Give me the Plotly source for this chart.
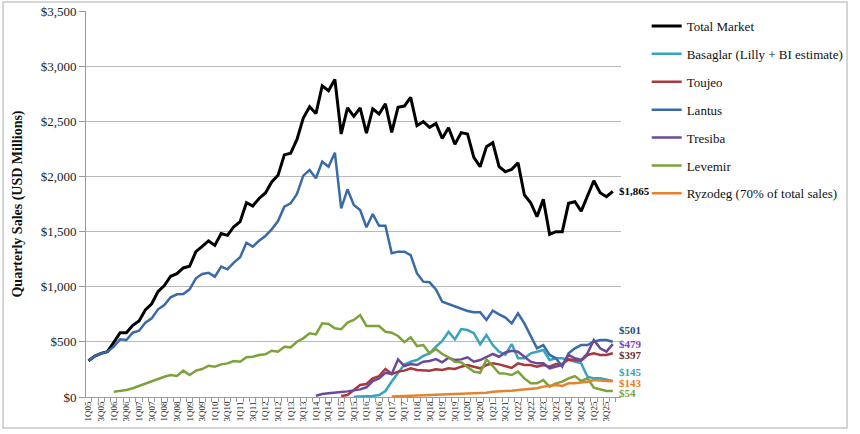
import plotly.graph_objects as go

# quarters 1Q05 .. 4Q25
quarters = [f"{q}Q{y % 100:02d}" for y in range(2005, 2026) for q in range(1, 5)]
tick_idx = list(range(0, len(quarters), 2))
tick_labels = [quarters[i] for i in tick_idx]

total_market = [
    329, 371, 396, 411, 495, 583, 583, 650, 690, 790,
    845, 955, 1010, 1095, 1118, 1170, 1185, 1318, 1365, 1415,
    1375, 1482, 1466, 1544, 1590, 1762, 1732, 1800, 1850, 1950,
    2010, 2195, 2210, 2335, 2530, 2632, 2570, 2822, 2778, 2880,
    2385, 2622, 2545, 2622, 2392, 2612, 2566, 2658, 2400, 2627,
    2638, 2717, 2460, 2496, 2445, 2481, 2345, 2442, 2291, 2397,
    2385, 2173, 2088, 2270, 2306, 2088, 2043, 2064, 2124, 1832,
    1762, 1635, 1792, 1475, 1499, 1499, 1756, 1771, 1686, 1832,
    1961, 1852, 1816, 1865,
]
basaglar = [None] * 42 + [
    2, 5, 5, 10, 18, 54, 140, 220, 295, 320,
    335, 372, 396, 456, 508, 592, 523, 616, 607, 578,
    478, 562, 471, 411, 384, 480, 351, 351, 396, 411,
    426, 335, 351, 351, 335, 320, 305, 184, 169, 169,
    160, 145,
]
toujeo = [None] * 40 + [
    9, 18, 63, 109, 118, 169, 190, 254, 208, 230,
    239, 260, 245, 245, 239, 251, 245, 260, 254, 275,
    290, 275, 260, 290, 305, 296, 280, 264, 305, 290,
    290, 275, 290, 275, 300, 299, 341, 335, 329, 381,
    396, 381, 381, 397,
]
lantus = [
    329, 371, 396, 411, 456, 523, 517, 583, 601, 674,
    713, 795, 834, 904, 931, 934, 976, 1076, 1115, 1127,
    1091, 1182, 1158, 1218, 1267, 1399, 1363, 1417, 1460, 1520,
    1595, 1726, 1756, 1841, 2007, 2058, 1983, 2134, 2088, 2215,
    1711, 1883, 1741, 1696, 1539, 1659, 1553, 1553, 1303, 1318,
    1318, 1287, 1121, 1046, 1040, 976, 864, 843, 825, 804,
    780, 768, 768, 698, 783, 750, 720, 668, 759, 668,
    547, 441, 471, 381, 351, 275, 396, 441, 471, 471,
    501, 517, 517, 501,
]
tresiba = [None] * 36 + [
    12, 27, 33, 42, 45, 51, 57, 69, 88, 145,
    169, 220, 208, 341, 281, 299, 290, 320, 326, 344,
    314, 356, 335, 341, 360, 320, 335, 365, 390, 365,
    404, 420, 411, 365, 320, 305, 305, 260, 275, 290,
    381, 351, 335, 396, 517, 441, 411, 479,
]
levemir = [None] * 4 + [
    48, 57, 63, 79, 100, 124, 145, 169, 184, 199,
    190, 239, 199, 239, 254, 284, 275, 296, 305, 326,
    320, 360, 365, 381, 387, 420, 411, 455, 450, 501,
    532, 578, 568, 668, 662, 623, 614, 674, 698, 743,
    644, 644, 644, 592, 583, 553, 497, 541, 462, 471,
    396, 435, 390, 360, 320, 314, 275, 230, 220, 341,
    281, 215, 212, 199, 230, 169, 124, 124, 154, 94,
    124, 139, 169, 190, 145, 170, 85, 70, 55, 54,
]
ryzodeg = [None] * 48 + [
    5, 8, 12, 13, 15, 16, 18, 20, 22, 24,
    25, 27, 30, 33, 36, 39, 48, 50, 52, 57,
    63, 69, 79, 79, 94, 100, 109, 100, 124, 124,
    130, 139, 154, 148, 145, 143,
]

FONT = "Liberation Serif"

# name, values, line colour, width, end label colour, end label y shift (px)
series = [
    ("Total Market", total_market, "#000000", 3, "#000000", 0),
    ("Basaglar (Lilly + BI estimate)", basaglar, "#38A3BE", 2.5, "#3AA0BE", 9),
    ("Toujeo", toujeo, "#A8383B", 2.5, "#6A2E2E", -2),
    ("Lantus", lantus, "#3A6AA8", 2.5, "#2E4A70", 12),
    ("Tresiba", tresiba, "#6A4A9A", 2.5, "#8040C0", 0),
    ("Levemir", levemir, "#7EA23A", 2.5, "#7EA23A", -2),
    ("Ryzodeg (70% of total sales)", ryzodeg, "#E5822F", 2.5, "#F07A20", -2),
]

x_idx = list(range(len(quarters)))

fig = go.Figure()
annotations = []
for name, vals, color, width, lab_color, yshift in series:
    fig.add_trace(
        go.Scatter(
            x=x_idx,
            y=vals,
            mode="lines",
            name=name,
            legendgroup=name,
            line=dict(color=color, width=width),
            customdata=[quarters[i] for i in x_idx],
            hovertemplate="%{customdata}: $%{y:,.0f}<extra>" + name + "</extra>",
        )
    )
    annotations.append(
        dict(
            x=x_idx[-1],
            y=vals[-1],
            xref="x",
            yref="y",
            text="<b>$" + f"{vals[-1]:,.0f}" + "</b>",
            showarrow=False,
            xanchor="left",
            yanchor="middle",
            xshift=4,
            yshift=yshift,
            font=dict(family=FONT, size=11, color=lab_color),
        )
    )

fig.update_layout(
    width=860,
    height=434,
    margin=dict(l=86, r=232, t=11, b=37),
    paper_bgcolor="white",
    plot_bgcolor="white",
    font=dict(family=FONT, color="#222222"),
    annotations=annotations,
    showlegend=True,
    legend=dict(
        x=1.048,
        y=1.0,
        xanchor="left",
        yanchor="top",
        traceorder="grouped",
        tracegroupgap=8,
        font=dict(family=FONT, size=13, color="#111111"),
        bgcolor="rgba(0,0,0,0)",
    ),
    xaxis=dict(
        range=[-0.4, 84.3],
        tickmode="array",
        tickvals=tick_idx,
        ticktext=tick_labels,
        tickangle=-90,
        ticks="",
        tickfont=dict(family=FONT, size=9, color="#222222"),
        showgrid=False,
        showline=True,
        linecolor="#9a9a9a",
        linewidth=1,
        zeroline=False,
        automargin=False,
        minor=dict(ticks="outside", tick0=-0.5, dtick=1, ticklen=4, tickcolor="#9a9a9a", showgrid=False),
    ),
    yaxis=dict(
        range=[0, 3500],
        dtick=500,
        tickprefix="$",
        tickformat=",.0f",
        ticks="outside",
        ticklen=6,
        tickcolor="#9a9a9a",
        tickfont=dict(family=FONT, size=13, color="#222222"),
        showgrid=True,
        gridcolor="#b8b8b8",
        gridwidth=1,
        showline=True,
        linecolor="#9a9a9a",
        zeroline=False,
        title=dict(
            text="<b>Quarterly Sales (USD Millions)</b>",
            font=dict(family=FONT, size=14, color="#111111"),
            standoff=14,
        ),
        automargin=False,
    ),
    shapes=[
        dict(
            type="rect",
            xref="paper",
            yref="paper",
            x0=-0.155,
            x1=1.4225,
            y0=-0.0803,
            y1=1.0233,
            line=dict(color="#c8c8c8", width=1.5),
            fillcolor="rgba(0,0,0,0)",
            layer="below",
        )
    ],
)

fig.write_html(
    "out.html",
    config={"displayModeBar": False},
    post_script="document.body.style.margin='0';",
)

- - -

REQUEST: Return nothing but the lines running from the start of the data to the line with "tick_labels = [quarters[i] for i in tick_idx]", please, both ends included and no pictures.

ANSWER TO THIS EXERCISE:
Give me the Plotly source for this chart.
import plotly.graph_objects as go

# quarters 1Q05 .. 4Q25
quarters = [f"{q}Q{y % 100:02d}" for y in range(2005, 2026) for q in range(1, 5)]
tick_idx = list(range(0, len(quarters), 2))
tick_labels = [quarters[i] for i in tick_idx]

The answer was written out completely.